──────── Data lines ────────

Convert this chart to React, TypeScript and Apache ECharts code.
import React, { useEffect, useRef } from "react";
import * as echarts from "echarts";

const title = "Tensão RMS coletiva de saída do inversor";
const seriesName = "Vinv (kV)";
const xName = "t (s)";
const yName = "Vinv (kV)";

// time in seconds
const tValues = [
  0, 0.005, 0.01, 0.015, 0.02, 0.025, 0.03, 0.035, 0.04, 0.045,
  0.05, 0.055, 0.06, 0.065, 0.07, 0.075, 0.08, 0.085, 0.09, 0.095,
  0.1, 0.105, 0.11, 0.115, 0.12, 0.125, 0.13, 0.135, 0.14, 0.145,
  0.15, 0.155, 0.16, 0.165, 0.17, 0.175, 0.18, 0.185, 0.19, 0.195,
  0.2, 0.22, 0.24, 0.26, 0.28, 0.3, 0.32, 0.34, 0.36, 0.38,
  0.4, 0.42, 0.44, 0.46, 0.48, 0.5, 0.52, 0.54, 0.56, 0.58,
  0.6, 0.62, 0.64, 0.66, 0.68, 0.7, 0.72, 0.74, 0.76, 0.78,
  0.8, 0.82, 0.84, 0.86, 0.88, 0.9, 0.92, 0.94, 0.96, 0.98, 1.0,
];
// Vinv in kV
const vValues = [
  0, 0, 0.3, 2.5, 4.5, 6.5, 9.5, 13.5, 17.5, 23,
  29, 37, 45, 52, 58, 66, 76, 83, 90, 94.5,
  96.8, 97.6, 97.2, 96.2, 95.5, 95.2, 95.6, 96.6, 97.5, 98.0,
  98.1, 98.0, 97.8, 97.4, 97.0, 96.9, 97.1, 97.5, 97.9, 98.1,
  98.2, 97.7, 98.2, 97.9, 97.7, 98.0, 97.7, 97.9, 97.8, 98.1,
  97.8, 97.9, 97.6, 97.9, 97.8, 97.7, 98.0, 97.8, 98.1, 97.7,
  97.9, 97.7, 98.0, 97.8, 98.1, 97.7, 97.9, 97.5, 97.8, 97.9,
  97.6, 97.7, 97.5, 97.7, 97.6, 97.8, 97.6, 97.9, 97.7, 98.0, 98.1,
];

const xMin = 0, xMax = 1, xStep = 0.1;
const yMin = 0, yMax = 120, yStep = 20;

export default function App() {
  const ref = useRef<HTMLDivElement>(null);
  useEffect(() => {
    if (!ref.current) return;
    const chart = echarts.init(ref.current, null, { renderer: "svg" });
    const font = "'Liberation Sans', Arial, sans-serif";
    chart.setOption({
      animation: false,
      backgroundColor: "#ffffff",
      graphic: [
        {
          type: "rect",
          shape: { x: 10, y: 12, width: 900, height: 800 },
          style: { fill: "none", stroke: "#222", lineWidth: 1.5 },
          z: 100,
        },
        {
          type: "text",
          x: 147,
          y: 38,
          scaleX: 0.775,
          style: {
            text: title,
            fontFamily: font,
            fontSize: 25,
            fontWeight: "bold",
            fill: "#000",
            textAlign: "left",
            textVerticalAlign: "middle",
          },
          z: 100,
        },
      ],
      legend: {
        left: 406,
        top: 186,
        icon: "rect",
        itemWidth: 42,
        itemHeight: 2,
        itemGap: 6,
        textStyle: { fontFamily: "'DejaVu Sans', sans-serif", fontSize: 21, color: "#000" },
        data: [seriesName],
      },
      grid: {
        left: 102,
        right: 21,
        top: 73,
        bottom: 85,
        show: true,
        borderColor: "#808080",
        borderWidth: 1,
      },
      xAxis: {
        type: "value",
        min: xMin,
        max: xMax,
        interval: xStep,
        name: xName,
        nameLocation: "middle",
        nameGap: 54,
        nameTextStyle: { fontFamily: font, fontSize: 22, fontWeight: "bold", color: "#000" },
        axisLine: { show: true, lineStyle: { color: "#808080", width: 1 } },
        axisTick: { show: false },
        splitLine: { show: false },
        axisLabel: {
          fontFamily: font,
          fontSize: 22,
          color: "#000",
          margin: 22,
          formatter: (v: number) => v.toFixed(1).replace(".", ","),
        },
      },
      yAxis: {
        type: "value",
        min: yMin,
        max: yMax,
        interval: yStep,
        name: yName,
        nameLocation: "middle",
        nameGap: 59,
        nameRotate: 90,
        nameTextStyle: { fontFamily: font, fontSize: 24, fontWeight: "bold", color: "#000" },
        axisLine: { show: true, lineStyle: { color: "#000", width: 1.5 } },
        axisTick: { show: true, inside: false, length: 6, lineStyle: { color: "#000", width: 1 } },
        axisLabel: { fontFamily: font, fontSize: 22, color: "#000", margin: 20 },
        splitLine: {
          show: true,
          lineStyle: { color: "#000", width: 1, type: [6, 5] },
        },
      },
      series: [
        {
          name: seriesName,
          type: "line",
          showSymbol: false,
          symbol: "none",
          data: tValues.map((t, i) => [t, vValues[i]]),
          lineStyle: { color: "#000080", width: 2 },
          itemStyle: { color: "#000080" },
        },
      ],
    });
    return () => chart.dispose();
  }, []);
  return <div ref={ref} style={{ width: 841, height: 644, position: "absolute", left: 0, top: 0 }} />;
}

────────
──────── Data lines ────────

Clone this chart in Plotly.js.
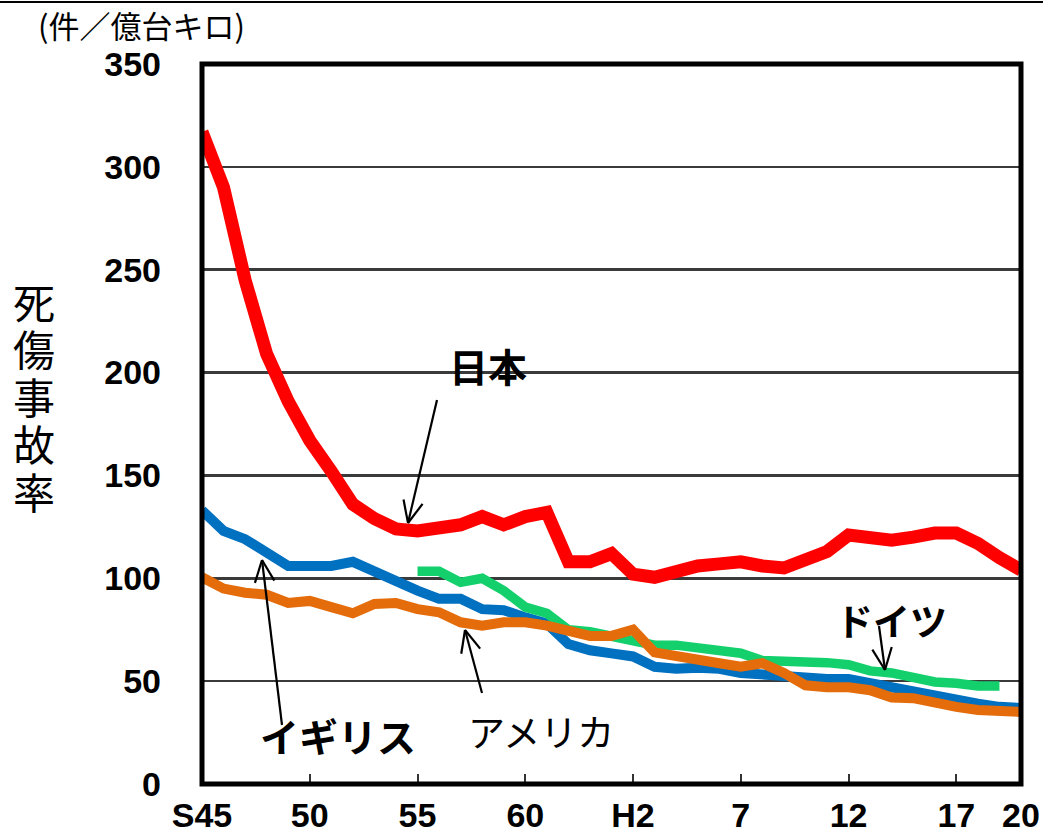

────────

- [What you need to do]: Filter the entries down to the lines containing "this". Copy each of those lines.

- [Exercise result]:
Convert this chart to React, TypeScript and Apache ECharts code.
Clone this chart in Plotly.js.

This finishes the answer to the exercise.